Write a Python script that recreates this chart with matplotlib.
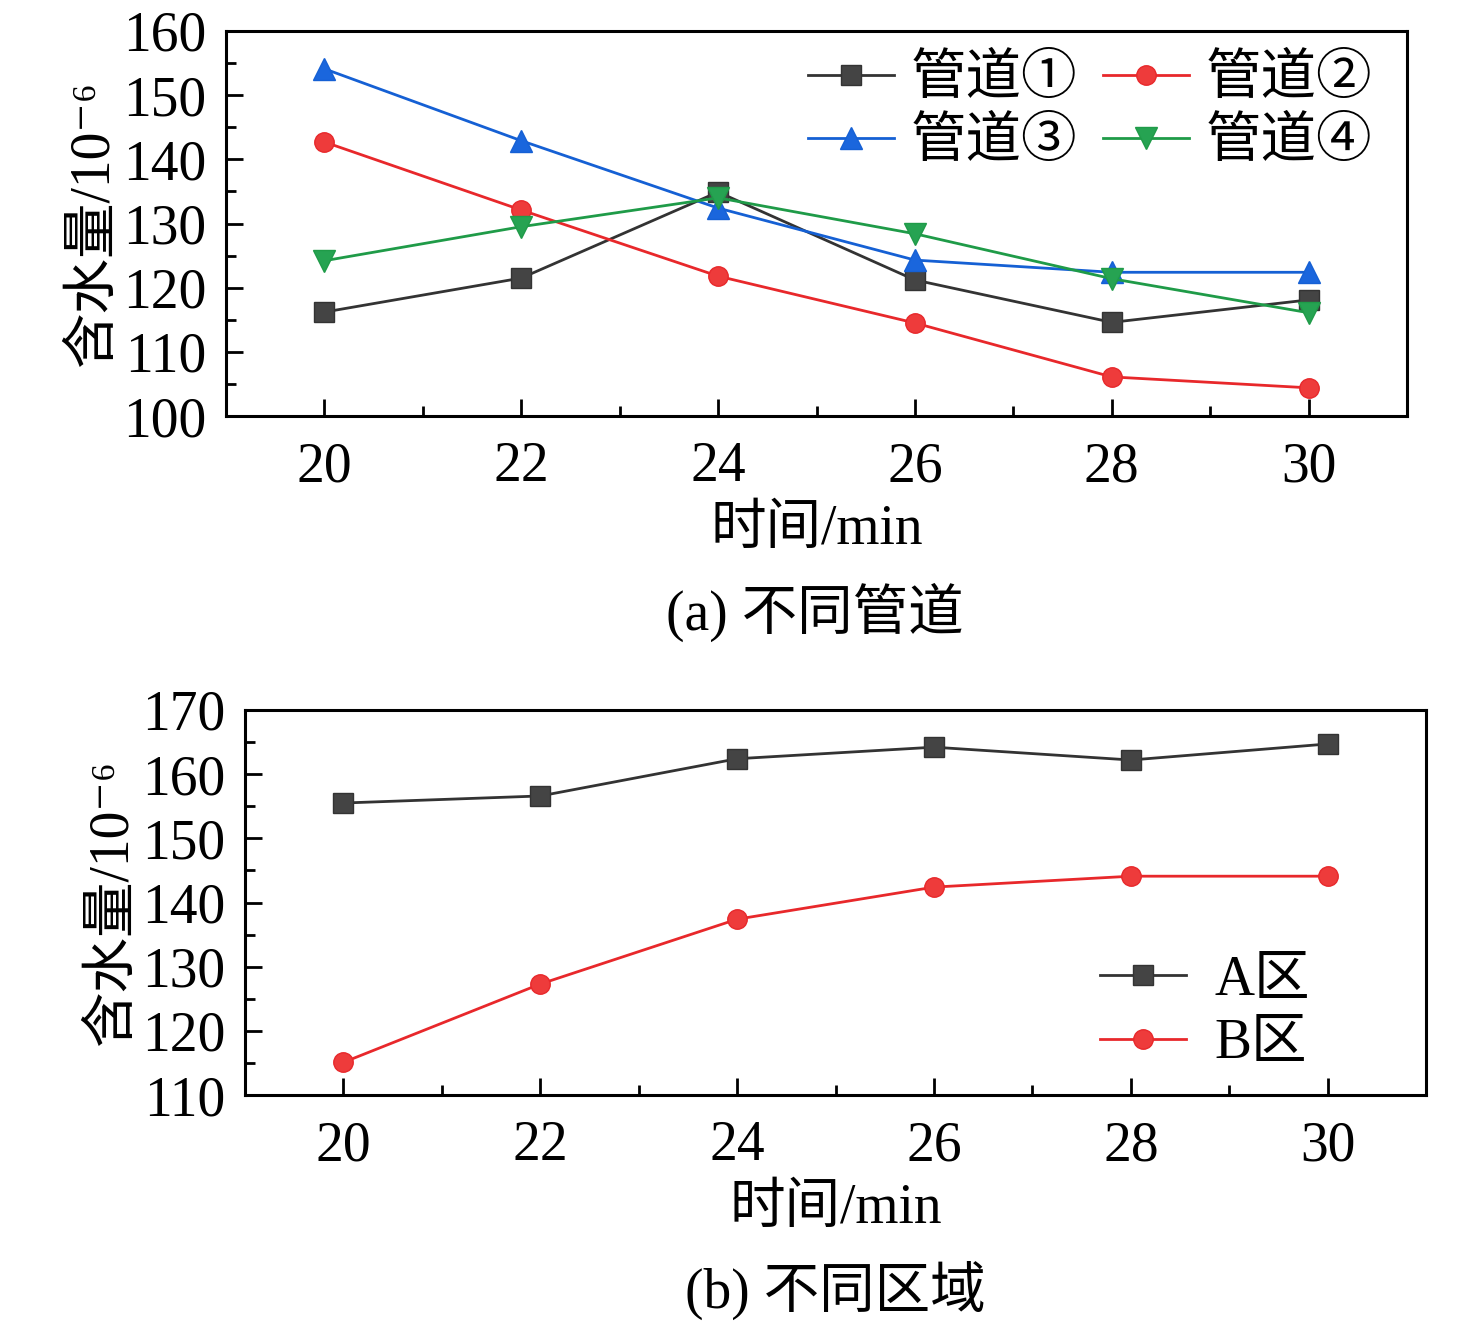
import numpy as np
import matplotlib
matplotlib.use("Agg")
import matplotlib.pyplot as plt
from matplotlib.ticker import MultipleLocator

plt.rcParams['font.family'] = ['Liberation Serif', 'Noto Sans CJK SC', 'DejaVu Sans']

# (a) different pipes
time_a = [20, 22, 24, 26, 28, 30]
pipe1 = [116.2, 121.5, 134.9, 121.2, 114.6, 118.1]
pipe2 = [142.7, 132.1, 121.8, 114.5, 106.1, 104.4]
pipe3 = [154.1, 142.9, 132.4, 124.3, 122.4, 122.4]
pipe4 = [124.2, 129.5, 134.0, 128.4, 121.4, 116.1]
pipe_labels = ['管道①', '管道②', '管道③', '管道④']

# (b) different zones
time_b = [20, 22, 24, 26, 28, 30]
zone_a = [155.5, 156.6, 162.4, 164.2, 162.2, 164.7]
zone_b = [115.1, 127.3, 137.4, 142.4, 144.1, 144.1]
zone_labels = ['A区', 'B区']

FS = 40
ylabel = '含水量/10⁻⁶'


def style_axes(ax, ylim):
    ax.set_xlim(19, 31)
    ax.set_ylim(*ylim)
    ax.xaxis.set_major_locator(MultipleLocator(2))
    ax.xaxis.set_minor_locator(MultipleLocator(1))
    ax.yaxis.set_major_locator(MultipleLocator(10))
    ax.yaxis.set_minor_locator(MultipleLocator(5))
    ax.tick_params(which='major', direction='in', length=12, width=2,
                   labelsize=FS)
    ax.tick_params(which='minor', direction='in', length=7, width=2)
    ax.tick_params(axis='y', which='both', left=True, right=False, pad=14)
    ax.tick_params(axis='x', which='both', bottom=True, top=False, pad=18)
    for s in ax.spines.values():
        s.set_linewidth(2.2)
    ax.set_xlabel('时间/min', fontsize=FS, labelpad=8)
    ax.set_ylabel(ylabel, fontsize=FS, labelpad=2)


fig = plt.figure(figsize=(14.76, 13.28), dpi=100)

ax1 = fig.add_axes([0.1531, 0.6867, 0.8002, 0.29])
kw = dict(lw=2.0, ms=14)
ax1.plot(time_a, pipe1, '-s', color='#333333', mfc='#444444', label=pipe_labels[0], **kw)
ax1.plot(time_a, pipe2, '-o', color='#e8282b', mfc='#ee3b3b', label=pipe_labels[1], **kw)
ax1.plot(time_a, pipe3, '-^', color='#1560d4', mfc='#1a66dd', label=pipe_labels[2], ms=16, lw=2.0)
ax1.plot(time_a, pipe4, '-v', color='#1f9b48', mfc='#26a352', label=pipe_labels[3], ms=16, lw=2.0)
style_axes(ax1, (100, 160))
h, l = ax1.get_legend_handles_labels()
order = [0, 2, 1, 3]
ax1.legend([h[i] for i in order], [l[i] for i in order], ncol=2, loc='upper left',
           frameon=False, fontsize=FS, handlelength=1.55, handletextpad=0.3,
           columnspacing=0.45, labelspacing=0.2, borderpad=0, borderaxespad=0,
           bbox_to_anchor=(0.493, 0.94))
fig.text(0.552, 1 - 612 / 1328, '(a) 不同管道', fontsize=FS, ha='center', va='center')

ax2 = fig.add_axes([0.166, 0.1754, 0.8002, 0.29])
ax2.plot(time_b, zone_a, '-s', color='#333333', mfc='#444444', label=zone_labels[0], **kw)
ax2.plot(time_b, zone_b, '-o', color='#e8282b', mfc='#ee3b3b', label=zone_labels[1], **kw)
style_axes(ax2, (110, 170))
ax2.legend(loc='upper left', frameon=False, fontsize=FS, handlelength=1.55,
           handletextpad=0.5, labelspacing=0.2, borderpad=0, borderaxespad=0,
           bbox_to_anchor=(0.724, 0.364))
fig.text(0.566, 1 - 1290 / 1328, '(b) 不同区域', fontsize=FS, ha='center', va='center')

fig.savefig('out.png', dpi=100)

────────────────

- _WRITTEN REQUEST_: Quote the material word for word, dropping any images it holds.

- _ANSWER BELOW_:
Write a Python script that recreates this chart with matplotlib.
import numpy as np
import matplotlib
matplotlib.use("Agg")
import matplotlib.pyplot as plt
from matplotlib.ticker import MultipleLocator

plt.rcParams['font.family'] = ['Liberation Serif', 'Noto Sans CJK SC', 'DejaVu Sans']

# (a) different pipes
time_a = [20, 22, 24, 26, 28, 30]
pipe1 = [116.2, 121.5, 134.9, 121.2, 114.6, 118.1]
pipe2 = [142.7, 132.1, 121.8, 114.5, 106.1, 104.4]
pipe3 = [154.1, 142.9, 132.4, 124.3, 122.4, 122.4]
pipe4 = [124.2, 129.5, 134.0, 128.4, 121.4, 116.1]
pipe_labels = ['管道①', '管道②', '管道③', '管道④']

# (b) different zones
time_b = [20, 22, 24, 26, 28, 30]
zone_a = [155.5, 156.6, 162.4, 164.2, 162.2, 164.7]
zone_b = [115.1, 127.3, 137.4, 142.4, 144.1, 144.1]
zone_labels = ['A区', 'B区']

FS = 40
ylabel = '含水量/10⁻⁶'


def style_axes(ax, ylim):
    ax.set_xlim(19, 31)
    ax.set_ylim(*ylim)
    ax.xaxis.set_major_locator(MultipleLocator(2))
    ax.xaxis.set_minor_locator(MultipleLocator(1))
    ax.yaxis.set_major_locator(MultipleLocator(10))
    ax.yaxis.set_minor_locator(MultipleLocator(5))
    ax.tick_params(which='major', direction='in', length=12, width=2,
                   labelsize=FS)
    ax.tick_params(which='minor', direction='in', length=7, width=2)
    ax.tick_params(axis='y', which='both', left=True, right=False, pad=14)
    ax.tick_params(axis='x', which='both', bottom=True, top=False, pad=18)
    for s in ax.spines.values():
        s.set_linewidth(2.2)
    ax.set_xlabel('时间/min', fontsize=FS, labelpad=8)
    ax.set_ylabel(ylabel, fontsize=FS, labelpad=2)


fig = plt.figure(figsize=(14.76, 13.28), dpi=100)

ax1 = fig.add_axes([0.1531, 0.6867, 0.8002, 0.29])
kw = dict(lw=2.0, ms=14)
ax1.plot(time_a, pipe1, '-s', color='#333333', mfc='#444444', label=pipe_labels[0], **kw)
ax1.plot(time_a, pipe2, '-o', color='#e8282b', mfc='#ee3b3b', label=pipe_labels[1], **kw)
ax1.plot(time_a, pipe3, '-^', color='#1560d4', mfc='#1a66dd', label=pipe_labels[2], ms=16, lw=2.0)
ax1.plot(time_a, pipe4, '-v', color='#1f9b48', mfc='#26a352', label=pipe_labels[3], ms=16, lw=2.0)
style_axes(ax1, (100, 160))
h, l = ax1.get_legend_handles_labels()
order = [0, 2, 1, 3]
ax1.legend([h[i] for i in order], [l[i] for i in order], ncol=2, loc='upper left',
           frameon=False, fontsize=FS, handlelength=1.55, handletextpad=0.3,
           columnspacing=0.45, labelspacing=0.2, borderpad=0, borderaxespad=0,
           bbox_to_anchor=(0.493, 0.94))
fig.text(0.552, 1 - 612 / 1328, '(a) 不同管道', fontsize=FS, ha='center', va='center')

ax2 = fig.add_axes([0.166, 0.1754, 0.8002, 0.29])
ax2.plot(time_b, zone_a, '-s', color='#333333', mfc='#444444', label=zone_labels[0], **kw)
ax2.plot(time_b, zone_b, '-o', color='#e8282b', mfc='#ee3b3b', label=zone_labels[1], **kw)
style_axes(ax2, (110, 170))
ax2.legend(loc='upper left', frameon=False, fontsize=FS, handlelength=1.55,
           handletextpad=0.5, labelspacing=0.2, borderpad=0, borderaxespad=0,
           bbox_to_anchor=(0.724, 0.364))
fig.text(0.566, 1 - 1290 / 1328, '(b) 不同区域', fontsize=FS, ha='center', va='center')

fig.savefig('out.png', dpi=100)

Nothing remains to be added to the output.